Dans la mesure où le projet Share-See s’est déroulé sur la période entre 2003 et 2007, il y a eu bien sûr un lien avec le processus d’élaboration de la Convention. Ce sont deux trajectoires parallèles qui se sont nourries mutuellement. D’un côté, la participation au secrétariat de l’IDC a été rendue possible par les budgets du programme Share-See. D’un autre côté, tout ce qui a été appris dans les négociations a été ensuite ré-injecté dans le programme, afin de soutenir la parole des personnes handicapées. Ainsi, la participation au processus de négociation de la Convention a transformé le programme. À un moment ou un autre, tous les partenaires du projet Share-see sont allés à New York. Pour tous ceux qui y ont participé, ce fut comme une masterclass qui a permis à chacun de se former au contact des plus éminents spécialistes. Des liens très forts se sont noués à l’époque, on pourrait presque parler d’une confraternité ou, tout au moins, d’une génération qui s’est formée dans ce processus de négociation. Il y a eu Damian Tatic qui est aujourd’hui membre du comité de la CDPH, et Vladimir Cuk, à l’époque directeur de l’association des étudiants de Yougoslavie, et qui est aujourd’hui président de IDA. De même, on a pu assister récemment à l’émergence d’une génération dans l’élaboration des Sustainable Development Goals (SDGs). Il y a donc eu un passage de témoin avec cette nouvelle génération qui a repris la CDPH pour rendre les SDGs inclusifs. Tout ce travail a permis au monde du développement de se réapproprier la Convention.

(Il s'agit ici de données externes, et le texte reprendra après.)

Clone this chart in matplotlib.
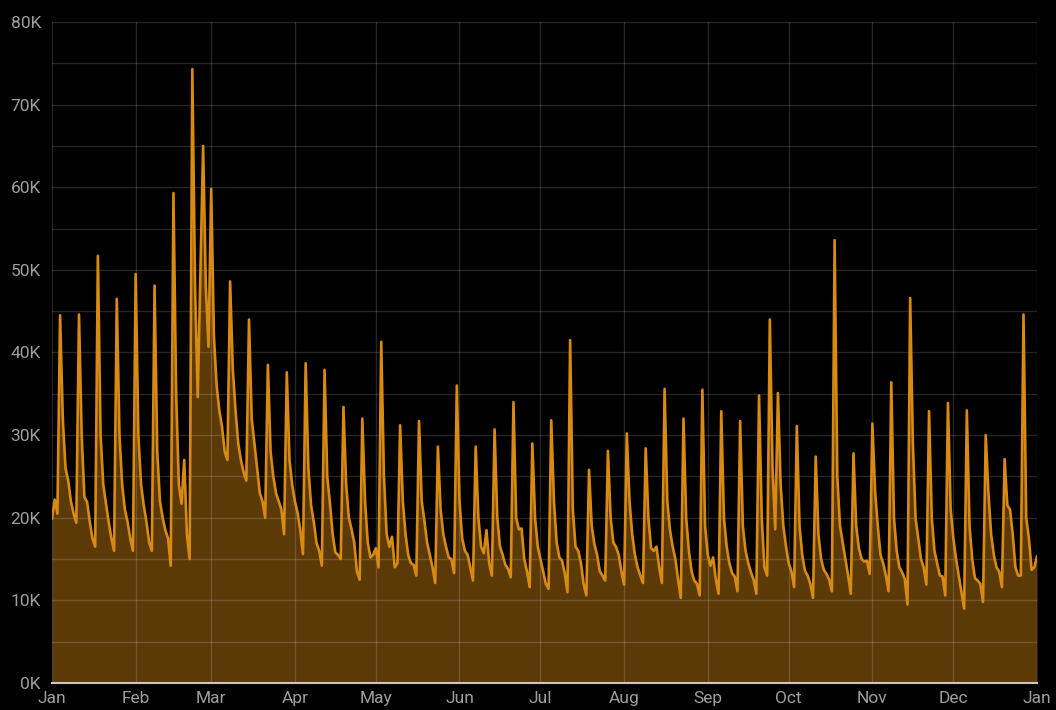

Qu’est-ce qui a changé au cours des 10 années qui se sont écoulées depuis l’adoption de la Convention ?

Depuis 10 ans, la Convention a déjà changé la donne dans la prise en compte de la question du handicap sur le plan politique. Aujourd’hui, la prise en compte de cette thématique n’est plus suspendue au bon vouloir des dirigeants politiques, elle est devenue obligatoire. La Convention institue un mécanisme de redevabilité qui fonctionne comme un contrat. C’est un contrat entre États d’abord, mais aussi un contrat entre citoyens et États. Cela a grandement changé les paramètres du dialogue entre États et société civile. Par ailleurs, avec l’estampillage Nations Unies au quotidien et le fait qu’il y ait une Commission à Genève qui passe en revue l’action des États, cela eu un impact sur la façon dont les personnes se perçoivent vis-à-vis de leur environnement et de la communauté. Cela a permis de donner tout leur sens à des notions telles que la non-discrimination, l’accessibilité, la dignité, l’auto-détermination, l’ »empowerment ». À de nombreuses reprises, lors de formations que j’ai animées, j’ai eu l’occasion de noter un déclic chez les participants, marquant une prise de conscience. La Convention donne aux personnes handicapées le pouvoir de réclamer la réalisation de leurs droits. Il s’agit d’un changement majeur par rapport à une situation où la prise en compte du handicap semblait s’apparenter à une faveur. C’est sans doute un changement dont nous, qui ne vivons pas l’exclusion au quotidien, avons peut-être du mal à imaginer la portée. Enfin, la Convention se présente également comme un cadre de référence international permettant de penser l’élaboration de lois sur le handicap à l’échelle nationale.